It was released in the UK on 15 April 1983 as a non-album single, where it went to number 2 in the UK Singles Chart. It was later released as a single in the US where it was also incorporated into the band's stop gap EPFascination!. The single reached number 8 on the US Billboard Hot 100, and was their first number 1 single on the US Hot Dance Music/Club Play chart. The EP Fascination! (which is often confused with the single) contained two versions of "(Keep Feeling) Fascination"; the extended mix and an improvisation, both different from the single version.
The B-side of the single, "Total Panic", appears to be an early instrumental version of "Don't You Know I Want You", which would appear on their next album Hysteria.
The single was designated 'Red' on the Human League’s short-lived, self-imposed labeling system of 'Blue' for pop songs and 'Red' for dance tracks.
A screenshot from the music video for "(Keep Feeling) Fascination".

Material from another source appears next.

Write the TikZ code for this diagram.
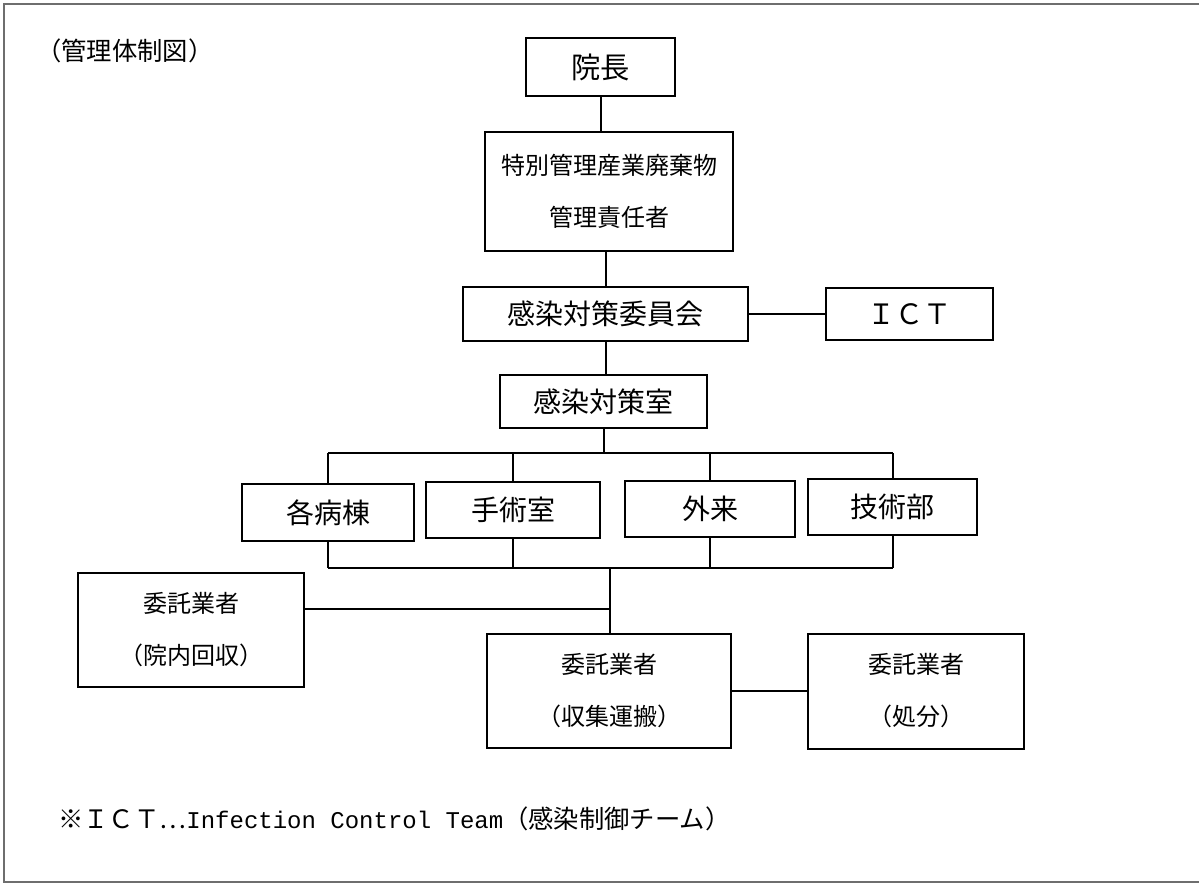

The music video for "(Keep Feeling) Fascination" was filmed in a semi-derelict area of Newham, London which was due for demolition and redevelopment as part of the widescale redevelopment of Docklands and East London which took place in the early 1980s. The central theme of the video was based on an orange dot on a map, which in turn is a real orange dot on the ground. The orange dot highlights a single house on the apex of a street where the band is playing the song in the front room, which is painted entirely grey. In one memorable scene, a couple of boys are playing outside in the street during the song's break; when one of them kicks the ball towards the orange building, the other runs to get the ball, and both the ball and the retriever's clothes turn orange. After he throws the ball back, the ball returns to its normal colour.
Filmed before the widespread use of CGI, the house (which was 1 First Avenue, London E13 8AP) and surrounding area (Junction of 1st Avenue and 3rd Avenue) encompassed by the orange dot were completely painted orange, including a nearby car. The opening scenes establish the landscape from a map before zooming through the front window of the "orange" house, as the band starts the song. The video was conceived and directed by Steve Barron, who directed most of the Human League's early 1980s music videos. The band's scenes were all filmed in a studio; Susan Ann Sulley says that the house was still occupied by a family during the painting and filming of the external scenes. The house remained orange for a couple of weeks before finally being demolished in mid-1983.